As shown below, the COM comment added to the image was discovered

Alt text

As shown below, the added payload was identified by examining the DQT data, where 0x11 corresponds to decimal 17

Alt text

Similarly, JPEGsnoop can parse the EXIF information of JPEG images, as shown below

Alt text

Note:

For testing purposes, the following values in the screenshot were manually added using MagicEXIF software:

EXIF Make/Model: OK [test] [???]
EXIF Makernotes: NONE
EXIF Software: OK [MagicEXIF Metadata Codec 1.02]

0x05 Supplement

---

Compared to PNG files, adding payloads to JPEG files is much simpler because JPEG files lack checksums for image data.

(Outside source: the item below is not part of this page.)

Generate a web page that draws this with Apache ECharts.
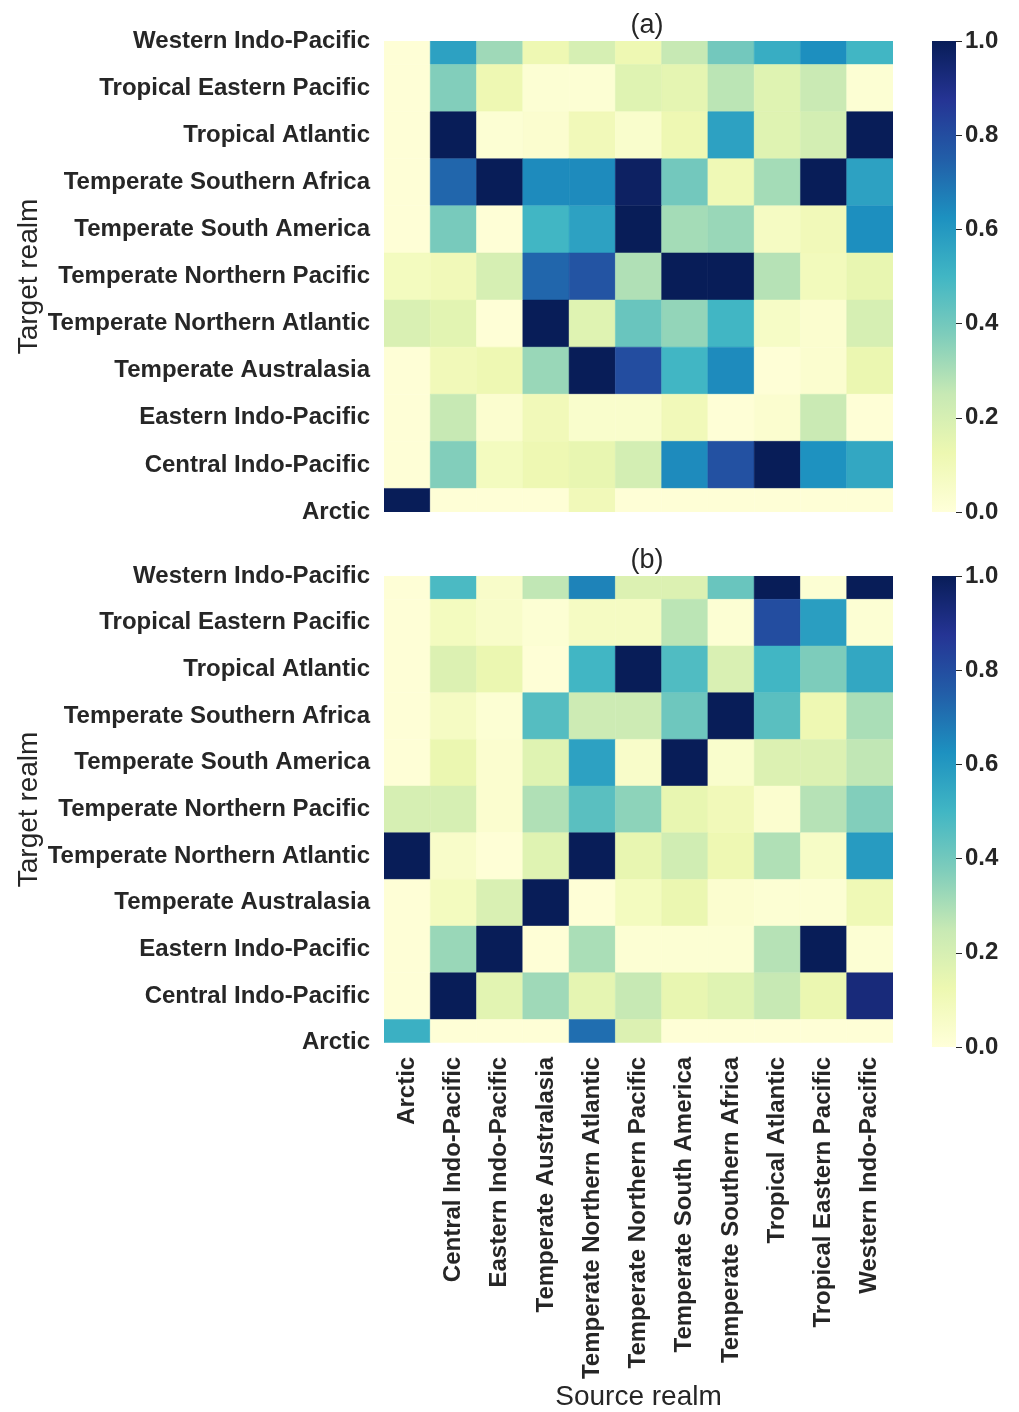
<!DOCTYPE html>
<html>
<head>
<meta charset="utf-8">
<script src="https://cdn.jsdelivr.net/npm/echarts@6/dist/echarts.min.js"></script>
<style>
  html, body { margin: 0; padding: 0; background: #ffffff; }
  #chart { width: 1019px; height: 1412px; }
</style>
</head>
<body>
<div id="chart"></div>
<script>
// Realms (source on x, target on y; y listed bottom -> top)
const realms = [
  'Arctic', 'Central Indo-Pacific', 'Eastern Indo-Pacific', 'Temperate Australasia',
  'Temperate Northern Atlantic', 'Temperate Northern Pacific', 'Temperate South America',
  'Temperate Southern Africa', 'Tropical Atlantic', 'Tropical Eastern Pacific', 'Western Indo-Pacific'
];

// Panel (a): rows are target realms from top (Western Indo-Pacific) to bottom (Arctic),
// columns are source realms in the order of `realms`.
const panelA = [
  [0.01, 0.57, 0.32, 0.12, 0.20, 0.12, 0.25, 0.40, 0.53, 0.63, 0.50], // Western Indo-Pacific
  [0.01, 0.37, 0.12, 0.02, 0.02, 0.17, 0.15, 0.27, 0.17, 0.24, 0.02], // Tropical Eastern Pacific
  [0.01, 1.00, 0.02, 0.03, 0.10, 0.04, 0.12, 0.57, 0.17, 0.21, 1.00], // Tropical Atlantic
  [0.01, 0.73, 1.00, 0.64, 0.64, 0.98, 0.40, 0.11, 0.31, 1.00, 0.57], // Temperate Southern Africa
  [0.01, 0.39, 0.01, 0.50, 0.57, 1.00, 0.31, 0.33, 0.07, 0.10, 0.63], // Temperate South America
  [0.08, 0.10, 0.20, 0.73, 0.78, 0.29, 1.00, 1.00, 0.28, 0.09, 0.14], // Temperate Northern Pacific
  [0.19, 0.16, 0.01, 1.00, 0.17, 0.42, 0.34, 0.50, 0.06, 0.03, 0.20], // Temperate Northern Atlantic
  [0.01, 0.10, 0.12, 0.33, 1.00, 0.80, 0.50, 0.64, 0.01, 0.03, 0.13], // Temperate Australasia
  [0.01, 0.25, 0.03, 0.10, 0.04, 0.04, 0.10, 0.01, 0.03, 0.24, 0.01], // Eastern Indo-Pacific
  [0.01, 0.37, 0.08, 0.12, 0.14, 0.21, 0.64, 0.79, 1.00, 0.62, 0.55], // Central Indo-Pacific
  [1.00, 0.01, 0.01, 0.01, 0.10, 0.01, 0.01, 0.01, 0.01, 0.01, 0.01]  // Arctic
];

// Panel (b)
const panelB = [
  [0.01, 0.48, 0.05, 0.26, 0.66, 0.18, 0.18, 0.42, 1.00, 0.02, 1.00], // Western Indo-Pacific
  [0.01, 0.08, 0.05, 0.02, 0.07, 0.07, 0.27, 0.02, 0.80, 0.58, 0.02], // Tropical Eastern Pacific
  [0.01, 0.18, 0.13, 0.01, 0.50, 1.00, 0.47, 0.19, 0.50, 0.38, 0.55], // Tropical Atlantic
  [0.01, 0.07, 0.02, 0.46, 0.23, 0.23, 0.41, 1.00, 0.45, 0.12, 0.30], // Temperate Southern Africa
  [0.01, 0.13, 0.03, 0.17, 0.57, 0.05, 1.00, 0.04, 0.18, 0.18, 0.26], // Temperate South America
  [0.20, 0.20, 0.03, 0.29, 0.45, 0.35, 0.14, 0.10, 0.03, 0.28, 0.37], // Temperate Northern Pacific
  [1.00, 0.05, 0.01, 0.17, 1.00, 0.14, 0.22, 0.12, 0.29, 0.06, 0.59], // Temperate Northern Atlantic
  [0.01, 0.08, 0.19, 1.00, 0.01, 0.08, 0.13, 0.03, 0.02, 0.02, 0.11], // Temperate Australasia
  [0.01, 0.33, 1.00, 0.01, 0.30, 0.02, 0.02, 0.02, 0.28, 1.00, 0.02], // Eastern Indo-Pacific
  [0.01, 1.00, 0.16, 0.32, 0.15, 0.25, 0.14, 0.17, 0.25, 0.13, 0.93], // Central Indo-Pacific
  [0.52, 0.01, 0.01, 0.01, 0.71, 0.18, 0.01, 0.01, 0.01, 0.01, 0.01]  // Arctic
];

const colorTicks = [0, 0.2, 0.4, 0.6, 0.8, 1.0];

// YlGnBu colormap
const ylgnbu = ['#ffffd9', '#edf8b1', '#c7e9b4', '#7fcdbb', '#41b6c4', '#1d91c0', '#225ea8', '#253494', '#081d58'];

function toTriples(matrix) {
  const out = [];
  const n = matrix.length;
  matrix.forEach(function (row, r) {
    row.forEach(function (v, c) {
      out.push([c, n - 1 - r, v]);
    });
  });
  return out;
}

const FONT = 'Liberation Sans, Arial, Helvetica, sans-serif';
const TXT = '#262626';

function renderCell(params, api) {
  const p = api.coord([api.value(0), api.value(1)]);
  const s = api.size([1, 1]);
  const col = api.visual('color');
  return {
    type: 'rect',
    shape: { x: p[0] - s[0] / 2, y: p[1] - s[1] / 2, width: s[0], height: s[1] },
    style: { fill: col, stroke: col, lineWidth: 0.5 }
  };
}

const grids = [
  { left: 384, top: 41, width: 509, height: 471 },
  { left: 384, top: 576, width: 509, height: 471 },
  { left: 932, top: 41, width: 24, height: 471 },
  { left: 932, top: 576, width: 24, height: 471 }
];

function heatX(gi, showLabels) {
  return {
    type: 'category', gridIndex: gi, data: realms, boundaryGap: true,
    axisLine: { show: false }, axisTick: { show: false }, splitLine: { show: false },
    axisLabel: {
      show: showLabels, rotate: 90, interval: 0, margin: 14,
      fontFamily: FONT, fontWeight: 'bold', fontSize: 24, color: TXT
    },
    name: showLabels ? 'Source realm' : '',
    nameLocation: 'middle', nameGap: 337,
    nameTextStyle: { fontFamily: FONT, fontSize: 28, color: TXT }
  };
}
function heatY(gi) {
  return {
    type: 'category', gridIndex: gi, data: realms, boundaryGap: false,
    axisLine: { show: false }, axisTick: { show: false }, splitLine: { show: false },
    axisLabel: { interval: 0, margin: 14, fontFamily: FONT, fontWeight: 'bold', fontSize: 24, color: TXT },
    name: 'Target realm', nameLocation: 'middle', nameRotate: 90, nameGap: 341,
    nameTextStyle: { fontFamily: FONT, fontSize: 28, color: TXT }
  };
}
function cbX(gi) {
  return { type: 'category', gridIndex: gi, data: ['c'], show: false };
}
function cbY(gi) {
  return {
    type: 'value', gridIndex: gi, position: 'right', min: 0, max: 1, interval: 0.2,
    axisLine: { show: false },
    axisTick: { show: true, length: 6, lineStyle: { color: TXT, width: 1 } },
    splitLine: { show: false },
    axisLabel: {
      margin: 9, fontFamily: FONT, fontWeight: 'bold', fontSize: 24, color: TXT,
      formatter: function (v) { return v.toFixed(1); }
    }
  };
}

const gradient = {
  type: 'linear', x: 0, y: 1, x2: 0, y2: 0,
  colorStops: ylgnbu.map(function (c, i) { return { offset: i / (ylgnbu.length - 1), color: c }; })
};

const option = {
  backgroundColor: '#ffffff',
  animation: false,
  textStyle: { fontFamily: FONT },
  title: [
    { text: '(a)', left: 642, top: 7, textAlign: 'center',
      textStyle: { fontFamily: FONT, fontWeight: 'normal', fontSize: 27, color: TXT } },
    { text: '(b)', left: 642, top: 542, textAlign: 'center',
      textStyle: { fontFamily: FONT, fontWeight: 'normal', fontSize: 27, color: TXT } }
  ],
  grid: grids,
  xAxis: [heatX(0, false), heatX(1, true), cbX(2), cbX(3)],
  yAxis: [heatY(0), heatY(1), cbY(2), cbY(3)],
  visualMap: {
    type: 'continuous', show: false, min: 0, max: 1, dimension: 2,
    seriesIndex: [0, 1], inRange: { color: ylgnbu }
  },
  series: [
    { type: 'custom', xAxisIndex: 0, yAxisIndex: 0, clip: true, data: toTriples(panelA),
      encode: { x: 0, y: 1 }, renderItem: renderCell },
    { type: 'custom', xAxisIndex: 1, yAxisIndex: 1, clip: true, data: toTriples(panelB),
      encode: { x: 0, y: 1 }, renderItem: renderCell },
    { type: 'bar', xAxisIndex: 2, yAxisIndex: 2, data: [colorTicks[colorTicks.length - 1]],
      barWidth: '100%', itemStyle: { color: gradient }, silent: true },
    { type: 'bar', xAxisIndex: 3, yAxisIndex: 3, data: [colorTicks[colorTicks.length - 1]],
      barWidth: '100%', itemStyle: { color: gradient }, silent: true }
  ]
};

const chart = echarts.init(document.getElementById('chart'), null, { renderer: 'canvas' });
chart.setOption(option);
</script>
</body>
</html>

The method of downloading JPEG images, parsing them, and executing payloads will not be discussed here.

(Refer to https://an-open-source-project/%E9%9A%90%E5%86%99%E6%8A%80%E5%B7%A7-%E5%88%A9%E7%94%A8PNG%E6%96%87%E4%BB%B6%E6%A0%BC%E5%BC%8F%E9%9A%90%E8%97%8FPayload)

0x06 Summary

---

This article introduces the JPEG format, focusing on how to hide payloads using specific marker codes based on the JPEG file format. While this method does not affect normal image viewing, details can still be detected with format analysis software. There is much more to learn in the official documentation on the JPEG format; the deeper the understanding, the more techniques available for research.